Photo: Charles F. Kaye/Shutterstock

“We make your dreams come true!” You couldn’t watch local New York television for more than 30 years without running into Michael and Alice Halkias, stiffly dressed and stiff of delivery, beckoning you into the Grand Prospect Hall, their Brooklyn wedding palace. It was a great old raddled dowager of a building, at the edge of going to seed but gilded up and given some fresh paint and turned into an accidental New York if-you-know-you-know shibboleth-landmark along the lines of Tatiana or Spa Castle. And now, like far too many relics of Slightly Weird Old New York, it’s coming down. Plans to demolish the building were filed on July 23 by its new owner, the Brooklyn Paper first reported.

The 129-year-old former opera house — including all three wedding-cake tiers of the ballroom — was purchased for $30 million last summer, and the new owner, Angelo Rigas, plans to redevelop the site with a yet-to-be-revealed project. It’s unclear whether the building’s array of gilded ornaments, fixtures, and frescoes will be salvaged or scrapped.

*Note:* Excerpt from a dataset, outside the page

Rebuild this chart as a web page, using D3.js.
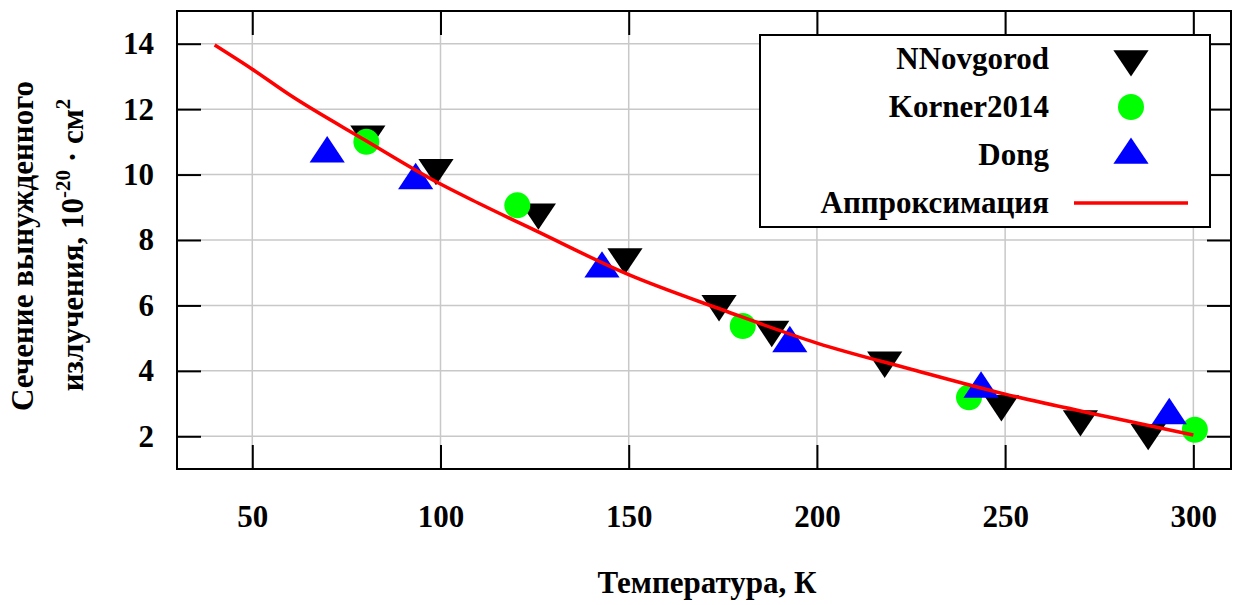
<!DOCTYPE html>
<html>
<head>
<meta charset="utf-8">
<script src="https://cdn.jsdelivr.net/npm/d3@7"></script>
<style>
    body { margin: 0; background: #fff; }
</style>
</head>
<body>
<div id="chart"></div>
<script>
// Values
const nnovTemp = [80.7, 98.8, 126, 149, 174, 188, 218, 249, 270, 288];
const nnovSigma = [11.23, 10.21, 8.85, 7.48, 6.05, 5.26, 4.32, 2.99, 2.53, 2.11];

const kornerTemp = [80.3, 120.4, 180.3, 240.4, 300.4];
const kornerSigma = [11.0, 9.06, 5.37, 3.19, 2.2];

const dongTemp = [69.9, 93.4, 142.9, 192.8, 243.6, 293.6];
const dongSigma = [10.64, 9.82, 7.12, 4.84, 3.45, 2.64];

// approximation curve
const fitTemp = [40, 50, 60, 80, 100, 110, 125, 150, 175, 200, 225, 250, 275, 300];
const fitSigma = [13.96, 13.22, 12.43, 11.05, 9.71, 9.13, 8.3, 6.94, 5.86, 4.85, 4.05, 3.29, 2.65, 2.04];

const xTicks = [50, 100, 150, 200, 250, 300];
const yTicks = [2, 4, 6, 8, 10, 12, 14];

const seriesNames = ["NNovgorod", "Korner2014", "Dong", "Аппроксимация"];

const FONT = "'Liberation Serif', 'Times New Roman', Times, Tinos, 'DejaVu Serif', 'Noto Serif', 'Nimbus Roman', 'FreeSerif', serif";

class CrossSectionChart {
    constructor(parentElement) {
        this.parentElement = parentElement;
        this.initVis();
    }

    initVis() {
        let vis = this;

        vis.totalWidth = 1235;
        vis.totalHeight = 605;
        vis.margin = { top: 11, right: 4, bottom: 136, left: 177 };
        vis.width = vis.totalWidth - vis.margin.left - vis.margin.right;
        vis.height = vis.totalHeight - vis.margin.top - vis.margin.bottom;

        vis.root = d3.select(vis.parentElement)
            .append("svg")
            .attr("width", vis.totalWidth)
            .attr("height", vis.totalHeight)
            .style("font-family", FONT)
            .style("font-weight", "bold");

        vis.svg = vis.root.append("g")
            .attr("transform", `translate(${vis.margin.left},${vis.margin.top})`);

        vis.x = d3.scaleLinear().domain([30, 310]).range([0, vis.width]);
        vis.y = d3.scaleLinear().domain([1, 15]).range([vis.height, 0]);

        // grid
        vis.svg.append("g").selectAll("line")
            .data(xTicks)
            .join("line")
            .attr("x1", d => vis.x(d)).attr("x2", d => vis.x(d))
            .attr("y1", 0).attr("y2", vis.height)
            .attr("stroke", "#c8c8c8").attr("stroke-width", 1.5);

        vis.svg.append("g").selectAll("line")
            .data(yTicks)
            .join("line")
            .attr("y1", d => vis.y(d)).attr("y2", d => vis.y(d))
            .attr("x1", 0).attr("x2", vis.width)
            .attr("stroke", "#c8c8c8").attr("stroke-width", 1.5);

        // axes: ticks point inward on all four sides
        const tick = 24;
        const styleAxis = g => {
            g.attr("font-family", null).attr("font-size", 31).attr("font-weight", "bold");
            g.select(".domain").remove();
            g.selectAll(".tick line").attr("stroke", "#000").attr("stroke-width", 2);
            g.selectAll(".tick text").attr("fill", "#000").style("font-family", FONT);
        };

        vis.svg.append("g")
            .attr("transform", `translate(0,${vis.height})`)
            .call(d3.axisBottom(vis.x).tickValues(xTicks).tickSize(-tick).tickPadding(36))
            .call(styleAxis);

        vis.svg.append("g")
            .call(d3.axisTop(vis.x).tickValues(xTicks).tickSize(-tick).tickFormat(""))
            .call(styleAxis);

        vis.svg.append("g")
            .call(d3.axisLeft(vis.y).tickValues(yTicks).tickSize(-tick).tickPadding(23))
            .call(styleAxis);

        vis.svg.append("g")
            .attr("transform", `translate(${vis.width},0)`)
            .call(d3.axisRight(vis.y).tickValues(yTicks).tickSize(-tick).tickFormat(""))
            .call(styleAxis);

        vis.svg.append("rect")
            .attr("width", vis.width)
            .attr("height", vis.height)
            .attr("fill", "none")
            .attr("stroke", "#000")
            .attr("stroke-width", 2);

        // axis titles
        vis.root.append("text")
            .attr("x", 707)
            .attr("y", 593)
            .attr("text-anchor", "middle")
            .attr("font-size", 31)
            .text("Температура, К");

        vis.root.append("text")
            .attr("transform", "translate(33,246) rotate(-90)")
            .attr("text-anchor", "middle")
            .attr("font-size", 31)
            .text("Сечение вынужденного");

        const yLabel2 = vis.root.append("text")
            .attr("transform", "translate(83,245) rotate(-90)")
            .attr("text-anchor", "middle")
            .attr("font-size", 31);
        yLabel2.append("tspan").text("излучения, 10");
        yLabel2.append("tspan").attr("dy", -13).attr("font-size", 21).text("-20");
        yLabel2.append("tspan").attr("dy", 13).text(" · см");
        yLabel2.append("tspan").attr("dy", -13).attr("font-size", 21).text("2");

        vis.updateVis();
    }

    triangle(cx, cy, up) {
        const v = 13.2;
        const s = up ? 1 : -1;
        return `M${cx},${cy - s * 4 / 3 * v}L${cx - 4 / 3 * v},${cy + s * 2 / 3 * v}L${cx + 4 / 3 * v},${cy + s * 2 / 3 * v}Z`;
    }

    updateVis() {
        let vis = this;

        const nnov = nnovTemp.map((t, i) => ({ t: t, s: nnovSigma[i] }));
        const korner = kornerTemp.map((t, i) => ({ t: t, s: kornerSigma[i] }));
        const dong = dongTemp.map((t, i) => ({ t: t, s: dongSigma[i] }));
        const fit = fitTemp.map((t, i) => ({ t: t, s: fitSigma[i] }));

        vis.svg.append("g").selectAll("path")
            .data(nnov)
            .join("path")
            .attr("d", d => vis.triangle(vis.x(d.t), vis.y(d.s), false))
            .attr("fill", "#000");

        vis.svg.append("g").selectAll("circle")
            .data(korner)
            .join("circle")
            .attr("cx", d => vis.x(d.t))
            .attr("cy", d => vis.y(d.s))
            .attr("r", 13)
            .attr("fill", "#00ff00");

        vis.svg.append("g").selectAll("path")
            .data(dong)
            .join("path")
            .attr("d", d => vis.triangle(vis.x(d.t), vis.y(d.s), true))
            .attr("fill", "#0000ff");

        const line = d3.line()
            .x(d => vis.x(d.t))
            .y(d => vis.y(d.s))
            .curve(d3.curveMonotoneX);

        vis.svg.append("path")
            .datum(fit)
            .attr("d", line)
            .attr("fill", "none")
            .attr("stroke", "#ff0000")
            .attr("stroke-width", 3.5);

        // legend
        const legend = vis.root.append("g");
        legend.append("rect")
            .attr("x", 760).attr("y", 35)
            .attr("width", 450).attr("height", 192)
            .attr("fill", "#fff")
            .attr("stroke", "#000")
            .attr("stroke-width", 2);

        const rowY = i => 69 + i * 48;
        legend.selectAll("text")
            .data(seriesNames)
            .join("text")
            .attr("x", 1049)
            .attr("y", (d, i) => rowY(i))
            .attr("text-anchor", "end")
            .attr("font-size", 31)
            .text(d => d);

        const symX = 1131;
        legend.append("path")
            .attr("d", vis.triangle(symX, rowY(0) - 10, false))
            .attr("fill", "#000");
        legend.append("circle")
            .attr("cx", symX).attr("cy", rowY(1) - 10).attr("r", 13)
            .attr("fill", "#00ff00");
        legend.append("path")
            .attr("d", vis.triangle(symX, rowY(2) - 10, true))
            .attr("fill", "#0000ff");
        legend.append("line")
            .attr("x1", 1074).attr("x2", 1188)
            .attr("y1", rowY(3) - 10).attr("y2", rowY(3) - 10)
            .attr("stroke", "#ff0000")
            .attr("stroke-width", 3.5);
    }
}

new CrossSectionChart("#chart");
</script>
</body>
</html>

Photo: Cindy Ord/Getty Images

The Halkiases, who bought the hall in 1981, made the building’s historic grandeur part of their brand, and both maintained and glitzed-up the golden cornices, stained glass, and grand chandeliers. Their ads (and heavy accents and neon-pink lighting) have been parodied on Saturday Night Live, and Mets player Pete Alonso even made a tribute with the couple for Jimmy Kimmel Live! The sale came after Michael died of COVID-19 in May 2020. The building has been listed on the National Register of Historic Places since 1999, but that does not confer protection — because it’s not landmarked by the city. R.I.P.